Given task - Transcribe the lines below verbatim, skipping the images.

Information provided -
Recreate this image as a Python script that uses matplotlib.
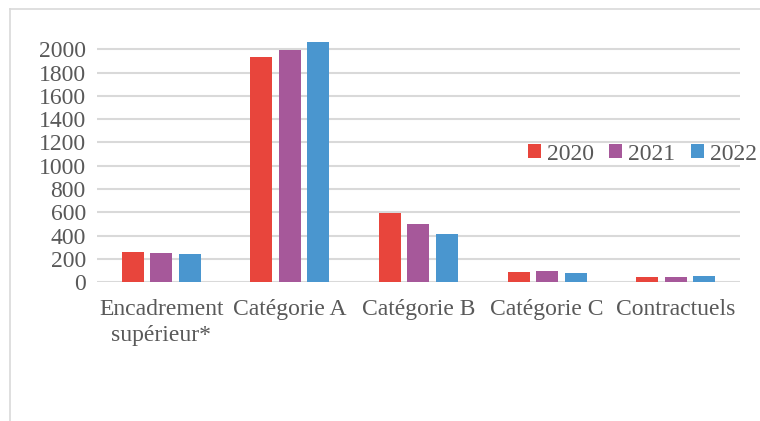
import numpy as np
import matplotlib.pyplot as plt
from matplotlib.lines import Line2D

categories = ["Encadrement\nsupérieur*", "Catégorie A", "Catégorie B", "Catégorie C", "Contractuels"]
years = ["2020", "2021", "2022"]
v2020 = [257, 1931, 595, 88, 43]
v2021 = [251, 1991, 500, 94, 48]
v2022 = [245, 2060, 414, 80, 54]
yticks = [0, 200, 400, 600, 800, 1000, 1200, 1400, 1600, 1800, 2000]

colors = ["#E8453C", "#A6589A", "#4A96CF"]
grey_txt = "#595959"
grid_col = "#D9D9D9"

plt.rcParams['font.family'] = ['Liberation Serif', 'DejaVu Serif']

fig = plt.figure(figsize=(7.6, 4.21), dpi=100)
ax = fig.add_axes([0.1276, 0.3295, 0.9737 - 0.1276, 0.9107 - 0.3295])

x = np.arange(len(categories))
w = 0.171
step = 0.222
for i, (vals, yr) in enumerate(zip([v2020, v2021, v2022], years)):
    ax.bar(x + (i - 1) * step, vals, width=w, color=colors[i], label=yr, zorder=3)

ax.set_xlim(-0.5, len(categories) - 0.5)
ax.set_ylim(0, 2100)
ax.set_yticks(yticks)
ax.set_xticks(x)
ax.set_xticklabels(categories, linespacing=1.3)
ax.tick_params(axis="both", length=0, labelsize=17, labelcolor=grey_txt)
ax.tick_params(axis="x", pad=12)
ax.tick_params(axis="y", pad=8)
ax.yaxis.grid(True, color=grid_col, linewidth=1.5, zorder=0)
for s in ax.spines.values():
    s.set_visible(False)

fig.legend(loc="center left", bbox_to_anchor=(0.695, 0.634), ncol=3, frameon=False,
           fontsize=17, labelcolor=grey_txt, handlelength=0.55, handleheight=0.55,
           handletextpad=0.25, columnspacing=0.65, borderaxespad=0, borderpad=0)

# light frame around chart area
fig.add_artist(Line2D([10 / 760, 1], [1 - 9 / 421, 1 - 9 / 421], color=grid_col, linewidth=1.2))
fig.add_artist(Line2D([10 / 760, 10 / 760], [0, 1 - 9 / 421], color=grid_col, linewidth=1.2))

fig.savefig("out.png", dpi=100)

Answer to this task -
Recreate this image as a Python script that uses matplotlib.
import numpy as np
import matplotlib.pyplot as plt
from matplotlib.lines import Line2D

categories = ["Encadrement\nsupérieur*", "Catégorie A", "Catégorie B", "Catégorie C", "Contractuels"]
years = ["2020", "2021", "2022"]
v2020 = [257, 1931, 595, 88, 43]
v2021 = [251, 1991, 500, 94, 48]
v2022 = [245, 2060, 414, 80, 54]
yticks = [0, 200, 400, 600, 800, 1000, 1200, 1400, 1600, 1800, 2000]

colors = ["#E8453C", "#A6589A", "#4A96CF"]
grey_txt = "#595959"
grid_col = "#D9D9D9"

plt.rcParams['font.family'] = ['Liberation Serif', 'DejaVu Serif']

fig = plt.figure(figsize=(7.6, 4.21), dpi=100)
ax = fig.add_axes([0.1276, 0.3295, 0.9737 - 0.1276, 0.9107 - 0.3295])

x = np.arange(len(categories))
w = 0.171
step = 0.222
for i, (vals, yr) in enumerate(zip([v2020, v2021, v2022], years)):
    ax.bar(x + (i - 1) * step, vals, width=w, color=colors[i], label=yr, zorder=3)

ax.set_xlim(-0.5, len(categories) - 0.5)
ax.set_ylim(0, 2100)
ax.set_yticks(yticks)
ax.set_xticks(x)
ax.set_xticklabels(categories, linespacing=1.3)
ax.tick_params(axis="both", length=0, labelsize=17, labelcolor=grey_txt)
ax.tick_params(axis="x", pad=12)
ax.tick_params(axis="y", pad=8)
ax.yaxis.grid(True, color=grid_col, linewidth=1.5, zorder=0)
for s in ax.spines.values():
    s.set_visible(False)

fig.legend(loc="center left", bbox_to_anchor=(0.695, 0.634), ncol=3, frameon=False,
           fontsize=17, labelcolor=grey_txt, handlelength=0.55, handleheight=0.55,
           handletextpad=0.25, columnspacing=0.65, borderaxespad=0, borderpad=0)

# light frame around chart area
fig.add_artist(Line2D([10 / 760, 1], [1 - 9 / 421, 1 - 9 / 421], color=grid_col, linewidth=1.2))
fig.add_artist(Line2D([10 / 760, 10 / 760], [0, 1 - 9 / 421], color=grid_col, linewidth=1.2))

fig.savefig("out.png", dpi=100)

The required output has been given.